There’s no separate “history” view for triggered one-shot alerts. The DM notification is the record.
Removing a token deletes its alerts
Section titled “Removing a token deletes its alerts”/remove triggers a cascade clean-up. If no other user and no group
is still tracking the token, Prysm deletes the token row entirely and
every price alert tied to it goes with it — yours and everyone else’s.
If somebody else is still tracking it, the token stays and your alerts
on it stay too (remove them through /alert).
The rule of thumb:
- Removing a token you’re alone on wipes its alerts.
- Removing a token others still track leaves your alerts in place.
Notification deduplication and cooldown
Section titled “Notification deduplication and cooldown”There’s no explicit cooldown timer in the alert engine. Whether you get spammed depends on the type:
- Price and market-cap alerts can’t oscillate because they deactivate after the first fire. One notification per alert, ever, until you edit or re-create it.
- Percent-change alerts can fire as fast as the price moves through ±target% from each new baseline. Because the baseline jumps to the trigger price every time, a slow ramp through 5% won’t re-fire — the move has to clear another full target% from where it last paused.
A few internal guards prevent edge-case spam: percent-change checks skip if the current price is zero (so a dead or migrated pair doesn’t flood you with -100% alerts), and absurd computed changes are dropped.

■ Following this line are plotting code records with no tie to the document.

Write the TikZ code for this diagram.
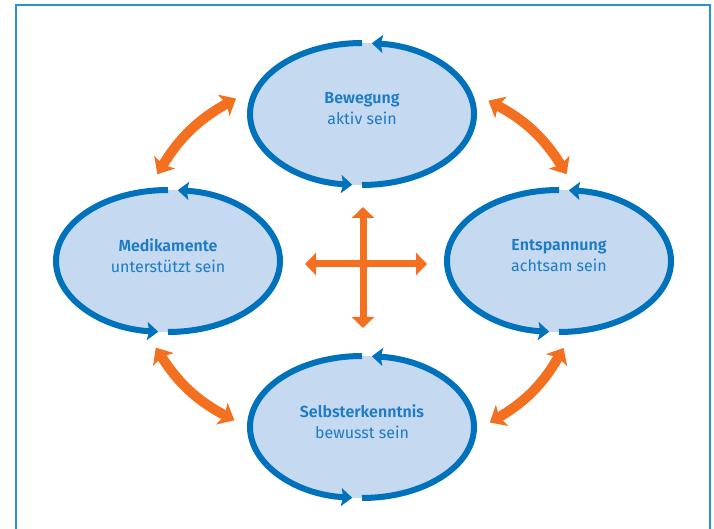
\documentclass[tikz,border=0pt]{standalone}
\usepackage{fontspec}
\setmainfont{Fira Sans}[BoldFont={Fira Sans SemiBold}]
\usetikzlibrary{shapes.geometric}
\usetikzlibrary{arrows.meta}
\usepackage{xcolor}
\definecolor{ringblue}{HTML}{0072BC}
\definecolor{fillblue}{HTML}{C5D9F0}
\definecolor{textblue}{HTML}{1D7BC4}
\definecolor{swaporange}{HTML}{F37021}
\definecolor{boxblue}{HTML}{2A8FD8}

\begin{document}
\begin{tikzpicture}[x=1pt, y=1pt,
 station/.style={ellipse, fill=fillblue, minimum width=224, minimum height=142, inner sep=0, outer sep=16},
 caption/.style={text=textblue, align=center, font=\fontsize{16}{21}\selectfont},
 ring/.style={ringblue, line width=6pt, -{Stealth[length=11pt, width=18pt, inset=2pt]}},
 exchange/.style={swaporange, line width=10pt, {Stealth[length=14pt, width=24pt, inset=3pt]}-{Stealth[length=14pt, width=24pt, inset=3pt]}},
 spoke/.style={swaporange, line width=7pt, {Triangle[length=11pt, width=22pt]}-{Triangle[length=11pt, width=22pt]}},
 boxline/.style={boxblue, line width=1.6pt}]
\useasboundingbox (0,0) rectangle (714,529);
\draw[boxline] (16,-2) |- (710,524) -- (710,-2);
% the four stations, each with its own loop
\foreach \n/\x/\y/\head/\sub in {bew/362/415/Bewegung/aktiv sein,
  med/168/268/Medikamente/unterstützt sein,
  ent/559/268/Entspannung/achtsam sein,
  sel/362/102/Selbsterkenntnis/bewusst sein} {
 \node[station] (\n) at (\x,\y) {};
 \node[caption] (\n-txt) at ([yshift=5]\n.center) {\textbf{\head}\\\sub};
 \draw[ring] ([shift={(270:112 and 71)}]\n.center) arc[start angle=270, end angle=445, x radius=112, y radius=71];
 \draw[ring] ([shift={(90:112 and 71)}]\n.center) arc[start angle=90, end angle=265, x radius=112, y radius=71];
}
% orange links between neighbours
\draw[exchange] (bew.173) to[bend right=15] (med.97);
\draw[exchange] (bew.6) to[bend left=15] (ent.85);
\draw[exchange] (ent.-87) to[bend left=15] (sel.2);
\draw[exchange] (med.-98) to[bend right=15] (sel.177);
% cross in the middle
\coordinate (hub) at (363,265);
\draw[spoke] ([yshift=57]hub) -- ([yshift=-64]hub);
\draw[spoke] ([xshift=-58]hub) -- ([xshift=64]hub);
\end{tikzpicture}
\end{document}
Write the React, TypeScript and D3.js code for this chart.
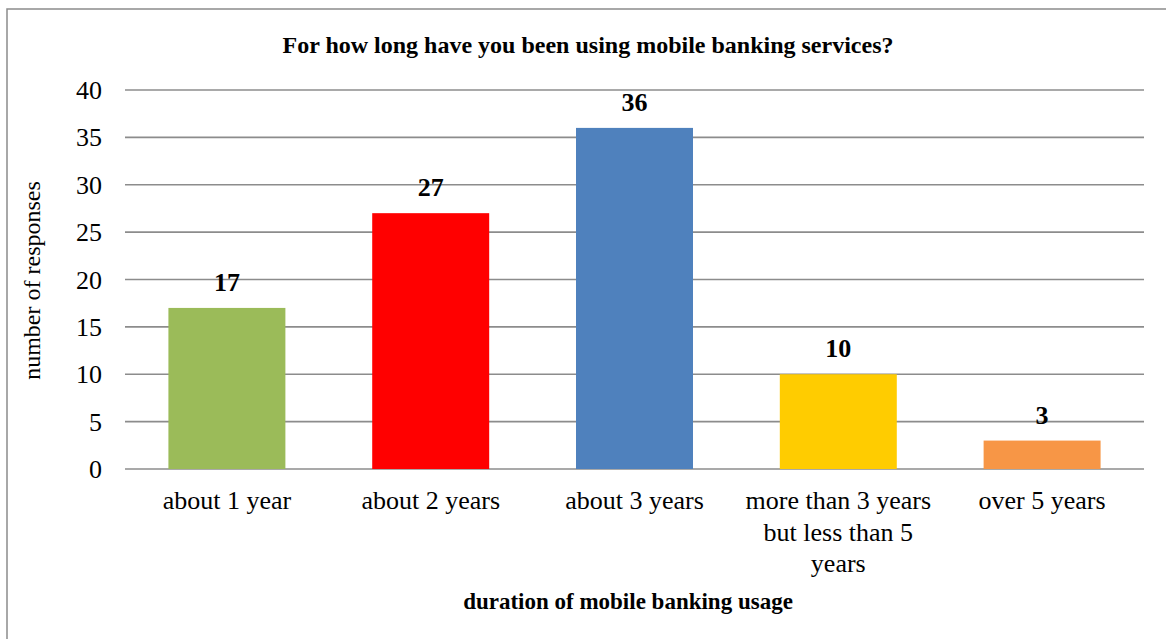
import React from "react";
import * as d3 from "d3";

const categories: string[][] = [
  ["about 1 year"],
  ["about 2 years"],
  ["about 3 years"],
  ["more than 3 years", "but less than 5", "years"],
  ["over 5 years"],
];
const values: number[] = [17, 27, 36, 10, 3];
const colors: string[] = ["#9BBB59", "#FF0000", "#4F81BD", "#FFCC00", "#F79646"];
const yTicks: number[] = [0, 5, 10, 15, 20, 25, 30, 35, 40];
const title = "For how long have you been using mobile banking services?";
const xTitle = "duration of mobile banking usage";
const yTitle = "number of responses";

export default function App() {
  const W = 1166;
  const H = 639;
  const left = 125;
  const right = 1144;
  const top = 90;
  const bottom = 469;
  const font = "'Liberation Serif', 'Times New Roman', serif";

  const x = d3
    .scaleBand<number>()
    .domain(values.map((_, i) => i))
    .range([left, right])
    .paddingInner(0.426)
    .paddingOuter(0.213);
  const y = d3.scaleLinear().domain([0, 40]).range([bottom, top]);

  return (
    <svg
      width={W}
      height={H}
      style={{ position: "absolute", left: 0, top: 0, display: "block" }}
    >
      <rect x={0} y={0} width={W} height={H} fill="#fff" />
      <rect
        x={7}
        y={9}
        width={W + 20}
        height={H + 20}
        fill="none"
        stroke="#8c8c8c"
        strokeWidth={1.5}
      />
      <text
        x={588}
        y={53}
        textAnchor="middle"
        fontFamily={font}
        fontWeight="bold"
        fontSize={24}
        fill="#000"
      >
        {title}
      </text>
      {yTicks.map((t) => (
        <g key={t}>
          <line
            x1={left}
            x2={right}
            y1={y(t)}
            y2={y(t)}
            stroke="#8c8c8c"
            strokeWidth={1.6}
          />
          <text
            x={102}
            y={y(t)}
            dy="0.35em"
            textAnchor="end"
            fontFamily={font}
            fontSize={26}
            fill="#000"
          >
            {t}
          </text>
        </g>
      ))}
      {values.map((v, i) => (
        <g key={i}>
          <rect
            x={x(i)!}
            y={y(v)}
            width={x.bandwidth()}
            height={y(0) - y(v)}
            fill={colors[i]}
          />
          <text
            x={x(i)! + x.bandwidth() / 2}
            y={y(v) - 17}
            textAnchor="middle"
            fontFamily={font}
            fontWeight="bold"
            fontSize={26}
            fill="#000"
          >
            {v}
          </text>
          {categories[i].map((line, j) => (
            <text
              key={j}
              x={x(i)! + x.bandwidth() / 2}
              y={509 + j * 31.5}
              textAnchor="middle"
              fontFamily={font}
              fontSize={26}
              fill="#000"
            >
              {line}
            </text>
          ))}
        </g>
      ))}
      <text
        x={628}
        y={609}
        textAnchor="middle"
        fontFamily={font}
        fontWeight="bold"
        fontSize={23}
        fill="#000"
      >
        {xTitle}
      </text>
      <text
        transform={`translate(40, ${(top + bottom) / 2 + 1}) rotate(-90)`}
        textAnchor="middle"
        fontFamily={font}
        fontSize={24}
        fill="#000"
      >
        {yTitle}
      </text>
    </svg>
  );
}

What can stop an alert from firing
Section titled “What can stop an alert from firing”The bot delivers nothing if any of these are true:
- The alert is inactive (already fired and one-shot, or manually
deleted from
/alert). - The token’s price feed is unavailable on the scheduled tick — the alert is skipped for that round and re-evaluated next time.
- For market-cap alerts: the token’s circulating supply isn’t known, so the live market cap can’t be computed.
- You blocked the bot or your DM is closed. The alert is still marked triggered on the bot’s side and won’t fire again on its own.
In normal operation none of these matter — they’re listed here so the behaviour is documented when something does go wrong.